=== REQUIREMENT ===
Where the string "chart" occurs in the material below, report the whole line.

=== SOURCE MATERIAL ===
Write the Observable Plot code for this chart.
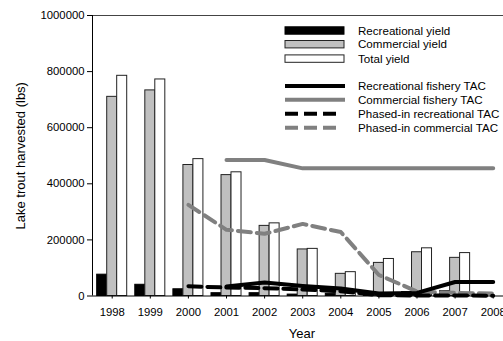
<!DOCTYPE html>
<html><head><meta charset="utf-8">
<script src="https://cdn.jsdelivr.net/npm/d3@7"></script>
<script src="https://cdn.jsdelivr.net/npm/@observablehq/plot@0.6"></script>
<style>
html,body{margin:0;padding:0;background:#fff;}
svg{display:block;}
</style>
</head><body>
<div id="chart"></div>
<script>
const years = [1998, 1999, 2000, 2001, 2002, 2003, 2004, 2005, 2006, 2007];
const recYield = [76000, 40000, 24000, 10000, 10000, 5000, 8000, 14000, 14000, 17000];
const comYield = [710000, 733000, 467000, 431000, 250000, 166000, 79000, 118000, 156000, 136000];
const totYield = [785000, 772000, 488000, 441000, 259000, 168000, 85000, 132000, 170000, 153000];

const tacYears = [2001, 2002, 2003, 2004, 2005, 2006, 2007, 2008];
const recTAC = [34000, 48000, 36000, 27000, 9000, 11000, 50000, 50000];
const comTAC = [485000, 485000, 455000, 455000, 455000, 455000, 455000, 455000];

const phYears = [2000, 2001, 2002, 2003, 2004, 2005, 2006, 2007, 2008];
const phRec = [35000, 30000, 28000, 23000, 17000, 3000, 2000, 2000, 1000];
const phCom = [325000, 236000, 222000, 257000, 228000, 75000, 16000, 11000, 9000];

const xTicks = [1998, 1999, 2000, 2001, 2002, 2003, 2004, 2005, 2006, 2007, 2008];
const yTicks = [0, 200000, 400000, 600000, 800000, 1000000];
const xDomain = [1997.483, 2008.27];
const yDomain = [0, 1000000];

const barLabels = ["Recreational yield", "Commercial yield", "Total yield"];
const lineLabels = ["Recreational fishery TAC", "Commercial fishery TAC", "Phased-in recreational TAC", "Phased-in commercial TAC"];

const bars = years.map((y, i) => ({year: y, rec: recYield[i], com: comYield[i], tot: totYield[i]}));
const tac = tacYears.map((y, i) => ({year: y, rec: recTAC[i], com: comTAC[i]}));
const ph = phYears.map((y, i) => ({year: y, rec: phRec[i], com: phCom[i]}));

const half = 0.131, full = 0.394;
const font = "'Liberation Sans', Arial, sans-serif";
const dash = "13,6";
const lw = 4;

const plot = Plot.plot({
  width: 503,
  height: 341,
  marginLeft: 92,
  marginRight: 0,
  marginTop: 15,
  marginBottom: 45.5,
  style: {fontFamily: font, fontSize: "11px", background: "#fff", color: "#000"},
  x: {type: "linear", domain: xDomain},
  y: {domain: yDomain},
  marks: [
    Plot.rectY(bars, {x1: d => d.year - full, x2: d => d.year - half, y: "rec", fill: "#000", stroke: "#000", strokeWidth: 1}),
    Plot.rectY(bars, {x1: d => d.year - half, x2: d => d.year + half, y: "com", fill: "#c0c0c0", stroke: "#222", strokeWidth: 1}),
    Plot.rectY(bars, {x1: d => d.year + half, x2: d => d.year + full, y: "tot", fill: "#fff", stroke: "#222", strokeWidth: 1}),
    Plot.line(tac, {x: "year", y: "com", stroke: "#808080", strokeWidth: lw}),
    Plot.line(ph, {x: "year", y: "com", stroke: "#808080", strokeWidth: lw, strokeDasharray: dash}),
    Plot.line(ph, {x: "year", y: "rec", stroke: "#000", strokeWidth: lw, strokeDasharray: dash}),
    Plot.line(tac, {x: "year", y: "rec", stroke: "#000", strokeWidth: lw}),
    Plot.ruleY([yDomain[1]], {stroke: "#444", strokeWidth: 1}),
    Plot.ruleY([yDomain[0]], {stroke: "#000", strokeWidth: 1}),
    Plot.ruleX([xDomain[0]], {stroke: "#000", strokeWidth: 1}),
    Plot.axisX({ticks: xTicks, tickFormat: "d", tickSize: 3, tickPadding: 9, label: null, fontSize: 11.3}),
    Plot.axisY({ticks: yTicks, tickFormat: "d", tickSize: 5, tickPadding: 3, label: null, fontSize: 11.3}),
    Plot.text(["Year"], {frameAnchor: "bottom", dy: 37.5, dx: 4, fontSize: 13, textAnchor: "middle", lineAnchor: "middle"}),
    Plot.text(["Lake trout harvested (lbs)"], {frameAnchor: "left", dx: -72, rotate: -90, fontSize: 13, textAnchor: "middle", lineAnchor: "middle"})
  ]
});

// Legend drawn into the same SVG
const svg = d3.select(plot);
const lg = svg.append("g").attr("font-family", font).attr("font-size", 11.6).attr("text-anchor", "start");
const barStyles = [
  {fill: "#000", stroke: "#000"},
  {fill: "#c0c0c0", stroke: "#222"},
  {fill: "#fff", stroke: "#222"}
];
const barRowY = [30.5, 44.2, 58.6];
barLabels.forEach((t, i) => {
  lg.append("rect").attr("x", 285).attr("y", barRowY[i] - 3.7).attr("width", 59).attr("height", 7.4)
    .attr("fill", barStyles[i].fill).attr("stroke", barStyles[i].stroke).attr("stroke-width", 1);
  lg.append("text").attr("x", 358).attr("y", barRowY[i]).attr("dy", "0.35em").attr("text-anchor", "start").text(t);
});
const lineStyles = [
  {stroke: "#000", dash: null, x2: 345},
  {stroke: "#808080", dash: null, x2: 345},
  {stroke: "#000", dash: dash, x2: 337},
  {stroke: "#808080", dash: dash, x2: 337}
];
const lineRowY = [86, 99.7, 113.7, 127.7];
lineLabels.forEach((t, i) => {
  const l = lg.append("line").attr("x1", 285).attr("x2", lineStyles[i].x2).attr("y1", lineRowY[i]).attr("y2", lineRowY[i])
    .attr("stroke", lineStyles[i].stroke).attr("stroke-width", lw);
  if (lineStyles[i].dash) l.attr("stroke-dasharray", lineStyles[i].dash);
  lg.append("text").attr("x", 358).attr("y", lineRowY[i]).attr("dy", "0.35em").attr("text-anchor", "start").text(t);
});

document.getElementById("chart").appendChild(plot);
</script>
</body></html>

=== COMPLETE OUTPUT ===
Write the Observable Plot code for this chart.
<div id="chart"></div>
document.getElementById("chart").appendChild(plot);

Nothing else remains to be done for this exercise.